**Objective**. Print all of the lines exactly. Any picture among them stays out.

**Source excerpt**.
━━━━━━━━━━

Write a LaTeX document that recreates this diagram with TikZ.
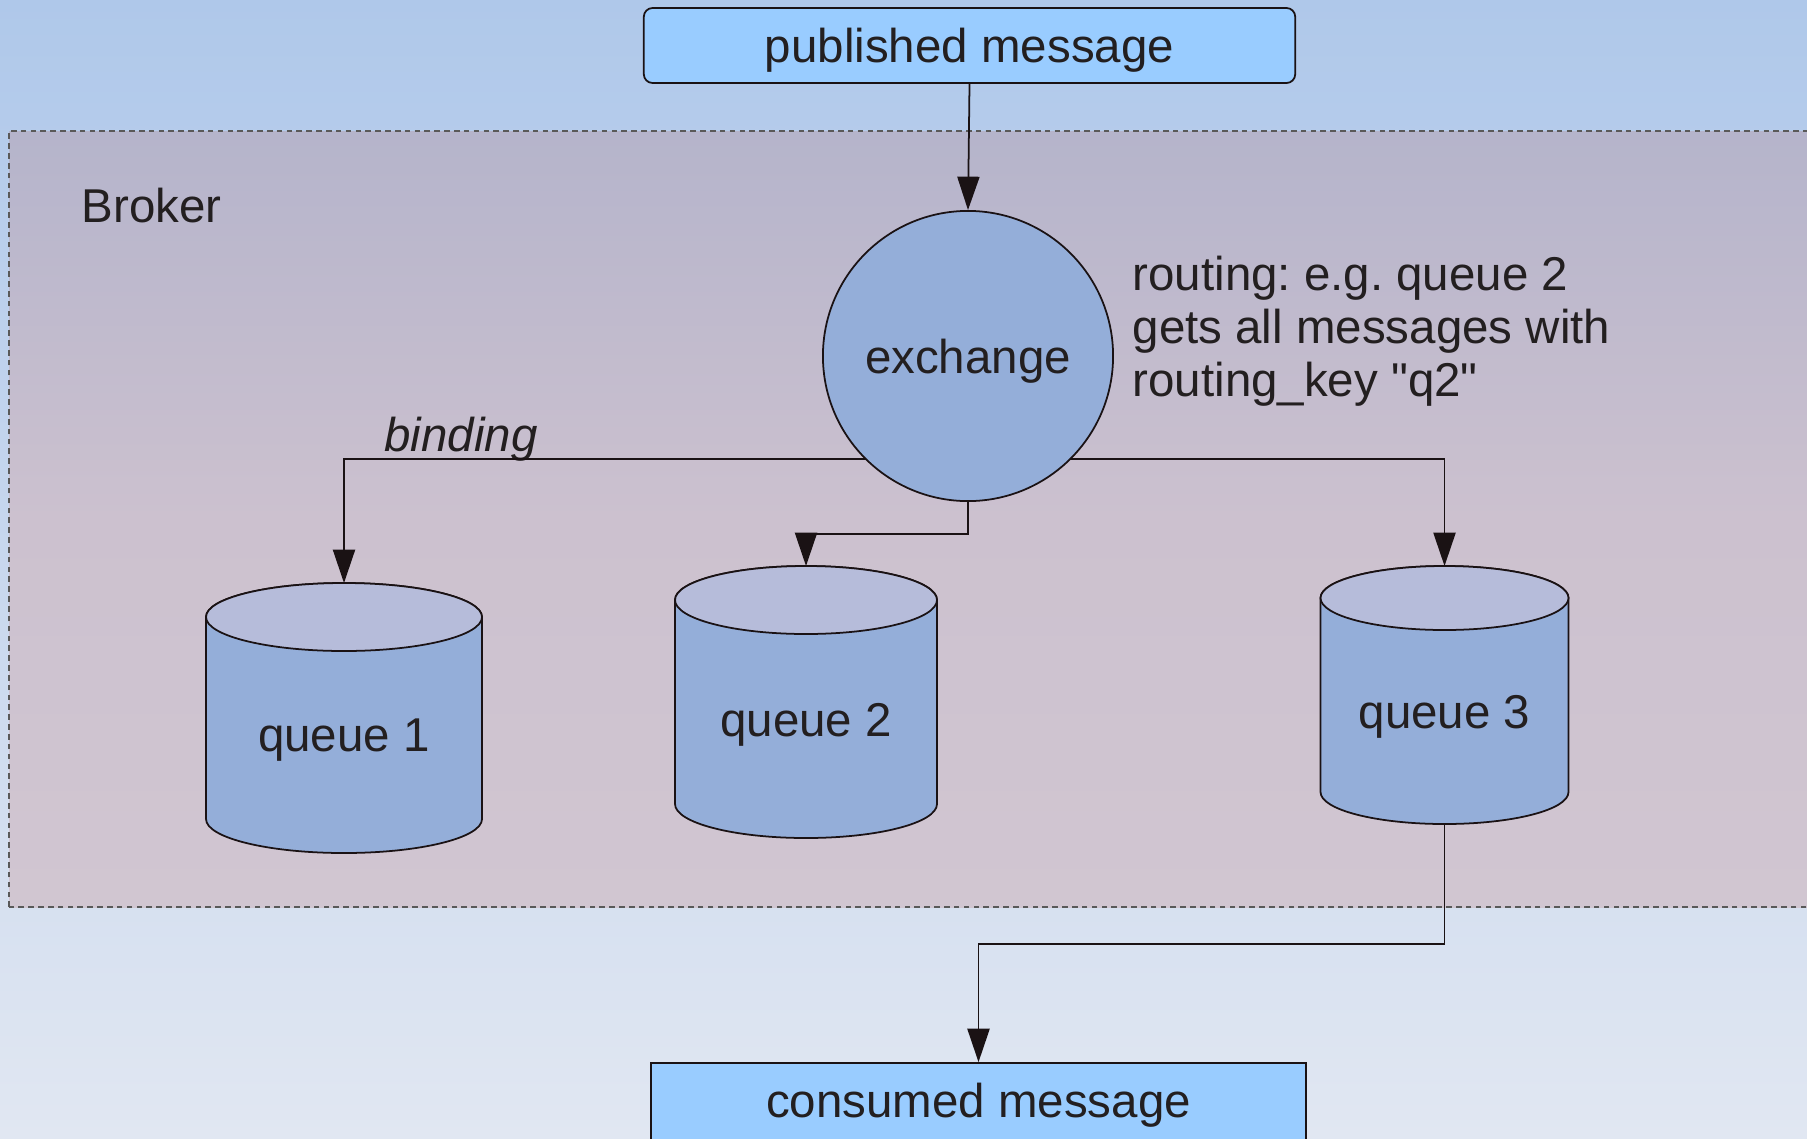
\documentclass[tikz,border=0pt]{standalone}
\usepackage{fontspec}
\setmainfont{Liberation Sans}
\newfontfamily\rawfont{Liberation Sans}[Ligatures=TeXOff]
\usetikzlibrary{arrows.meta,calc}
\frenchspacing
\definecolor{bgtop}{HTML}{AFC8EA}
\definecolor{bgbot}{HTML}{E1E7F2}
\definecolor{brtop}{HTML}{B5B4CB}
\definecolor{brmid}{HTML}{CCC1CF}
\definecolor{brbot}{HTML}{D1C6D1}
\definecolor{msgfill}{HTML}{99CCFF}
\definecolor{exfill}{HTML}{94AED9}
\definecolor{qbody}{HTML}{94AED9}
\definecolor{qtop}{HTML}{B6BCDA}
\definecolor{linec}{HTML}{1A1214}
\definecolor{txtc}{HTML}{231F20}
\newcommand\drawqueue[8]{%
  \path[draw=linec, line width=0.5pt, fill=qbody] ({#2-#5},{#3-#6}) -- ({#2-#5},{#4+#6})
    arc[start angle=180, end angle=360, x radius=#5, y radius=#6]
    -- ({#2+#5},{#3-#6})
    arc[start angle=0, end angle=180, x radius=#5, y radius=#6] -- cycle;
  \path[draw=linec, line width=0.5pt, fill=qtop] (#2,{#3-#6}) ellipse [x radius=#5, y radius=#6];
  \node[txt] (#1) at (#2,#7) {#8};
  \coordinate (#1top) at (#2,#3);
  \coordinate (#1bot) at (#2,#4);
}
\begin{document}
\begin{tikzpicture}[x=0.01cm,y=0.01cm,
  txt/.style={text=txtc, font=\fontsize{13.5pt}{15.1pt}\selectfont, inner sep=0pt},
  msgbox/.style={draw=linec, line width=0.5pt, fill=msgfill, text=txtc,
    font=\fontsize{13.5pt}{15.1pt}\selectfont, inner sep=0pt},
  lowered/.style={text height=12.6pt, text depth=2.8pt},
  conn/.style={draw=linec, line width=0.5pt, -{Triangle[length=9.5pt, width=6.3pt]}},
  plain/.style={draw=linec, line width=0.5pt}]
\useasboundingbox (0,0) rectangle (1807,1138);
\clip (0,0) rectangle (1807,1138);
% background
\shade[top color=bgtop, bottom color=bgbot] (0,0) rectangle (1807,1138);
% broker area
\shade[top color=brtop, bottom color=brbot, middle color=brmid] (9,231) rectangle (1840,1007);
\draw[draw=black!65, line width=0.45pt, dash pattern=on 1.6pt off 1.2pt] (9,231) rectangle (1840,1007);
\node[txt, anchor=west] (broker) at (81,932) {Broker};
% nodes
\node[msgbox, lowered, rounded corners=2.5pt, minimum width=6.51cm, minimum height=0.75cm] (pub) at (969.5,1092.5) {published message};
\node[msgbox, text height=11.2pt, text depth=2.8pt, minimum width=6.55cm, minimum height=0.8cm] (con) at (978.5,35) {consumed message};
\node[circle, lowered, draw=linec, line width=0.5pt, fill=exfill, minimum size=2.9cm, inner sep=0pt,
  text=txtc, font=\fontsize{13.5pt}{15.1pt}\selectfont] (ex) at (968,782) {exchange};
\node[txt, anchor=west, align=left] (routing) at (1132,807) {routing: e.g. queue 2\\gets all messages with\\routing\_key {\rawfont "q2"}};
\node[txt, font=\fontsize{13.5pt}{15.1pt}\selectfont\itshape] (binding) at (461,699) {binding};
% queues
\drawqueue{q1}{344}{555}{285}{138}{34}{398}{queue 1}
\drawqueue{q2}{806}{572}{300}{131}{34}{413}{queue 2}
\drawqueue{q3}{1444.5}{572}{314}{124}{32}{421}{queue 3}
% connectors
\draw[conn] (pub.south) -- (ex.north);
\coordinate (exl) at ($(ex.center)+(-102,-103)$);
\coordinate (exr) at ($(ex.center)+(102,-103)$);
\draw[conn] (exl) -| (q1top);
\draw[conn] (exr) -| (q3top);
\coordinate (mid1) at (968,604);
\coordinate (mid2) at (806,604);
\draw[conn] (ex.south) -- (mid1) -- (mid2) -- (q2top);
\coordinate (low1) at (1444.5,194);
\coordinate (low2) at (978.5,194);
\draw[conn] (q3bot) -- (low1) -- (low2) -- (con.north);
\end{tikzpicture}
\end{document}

━━━━━━━━━━

**Solution for this problem**.
Write a LaTeX document that recreates this diagram with TikZ.
\documentclass[tikz,border=0pt]{standalone}
\usepackage{fontspec}
\setmainfont{Liberation Sans}
\newfontfamily\rawfont{Liberation Sans}[Ligatures=TeXOff]
\usetikzlibrary{arrows.meta,calc}
\frenchspacing
\definecolor{bgtop}{HTML}{AFC8EA}
\definecolor{bgbot}{HTML}{E1E7F2}
\definecolor{brtop}{HTML}{B5B4CB}
\definecolor{brmid}{HTML}{CCC1CF}
\definecolor{brbot}{HTML}{D1C6D1}
\definecolor{msgfill}{HTML}{99CCFF}
\definecolor{exfill}{HTML}{94AED9}
\definecolor{qbody}{HTML}{94AED9}
\definecolor{qtop}{HTML}{B6BCDA}
\definecolor{linec}{HTML}{1A1214}
\definecolor{txtc}{HTML}{231F20}
\newcommand\drawqueue[8]{%
  \path[draw=linec, line width=0.5pt, fill=qbody] ({#2-#5},{#3-#6}) -- ({#2-#5},{#4+#6})
    arc[start angle=180, end angle=360, x radius=#5, y radius=#6]
    -- ({#2+#5},{#3-#6})
    arc[start angle=0, end angle=180, x radius=#5, y radius=#6] -- cycle;
  \path[draw=linec, line width=0.5pt, fill=qtop] (#2,{#3-#6}) ellipse [x radius=#5, y radius=#6];
  \node[txt] (#1) at (#2,#7) {#8};
  \coordinate (#1top) at (#2,#3);
  \coordinate (#1bot) at (#2,#4);
}
\begin{document}
\begin{tikzpicture}[x=0.01cm,y=0.01cm,
  txt/.style={text=txtc, font=\fontsize{13.5pt}{15.1pt}\selectfont, inner sep=0pt},
  msgbox/.style={draw=linec, line width=0.5pt, fill=msgfill, text=txtc,
    font=\fontsize{13.5pt}{15.1pt}\selectfont, inner sep=0pt},
  lowered/.style={text height=12.6pt, text depth=2.8pt},
  conn/.style={draw=linec, line width=0.5pt, -{Triangle[length=9.5pt, width=6.3pt]}},
  plain/.style={draw=linec, line width=0.5pt}]
\useasboundingbox (0,0) rectangle (1807,1138);
\clip (0,0) rectangle (1807,1138);
% background
\shade[top color=bgtop, bottom color=bgbot] (0,0) rectangle (1807,1138);
% broker area
\shade[top color=brtop, bottom color=brbot, middle color=brmid] (9,231) rectangle (1840,1007);
\draw[draw=black!65, line width=0.45pt, dash pattern=on 1.6pt off 1.2pt] (9,231) rectangle (1840,1007);
\node[txt, anchor=west] (broker) at (81,932) {Broker};
% nodes
\node[msgbox, lowered, rounded corners=2.5pt, minimum width=6.51cm, minimum height=0.75cm] (pub) at (969.5,1092.5) {published message};
\node[msgbox, text height=11.2pt, text depth=2.8pt, minimum width=6.55cm, minimum height=0.8cm] (con) at (978.5,35) {consumed message};
\node[circle, lowered, draw=linec, line width=0.5pt, fill=exfill, minimum size=2.9cm, inner sep=0pt,
  text=txtc, font=\fontsize{13.5pt}{15.1pt}\selectfont] (ex) at (968,782) {exchange};
\node[txt, anchor=west, align=left] (routing) at (1132,807) {routing: e.g. queue 2\\gets all messages with\\routing\_key {\rawfont "q2"}};
\node[txt, font=\fontsize{13.5pt}{15.1pt}\selectfont\itshape] (binding) at (461,699) {binding};
% queues
\drawqueue{q1}{344}{555}{285}{138}{34}{398}{queue 1}
\drawqueue{q2}{806}{572}{300}{131}{34}{413}{queue 2}
\drawqueue{q3}{1444.5}{572}{314}{124}{32}{421}{queue 3}
% connectors
\draw[conn] (pub.south) -- (ex.north);
\coordinate (exl) at ($(ex.center)+(-102,-103)$);
\coordinate (exr) at ($(ex.center)+(102,-103)$);
\draw[conn] (exl) -| (q1top);
\draw[conn] (exr) -| (q3top);
\coordinate (mid1) at (968,604);
\coordinate (mid2) at (806,604);
\draw[conn] (ex.south) -- (mid1) -- (mid2) -- (q2top);
\coordinate (low1) at (1444.5,194);
\coordinate (low2) at (978.5,194);
\draw[conn] (q3bot) -- (low1) -- (low2) -- (con.north);
\end{tikzpicture}
\end{document}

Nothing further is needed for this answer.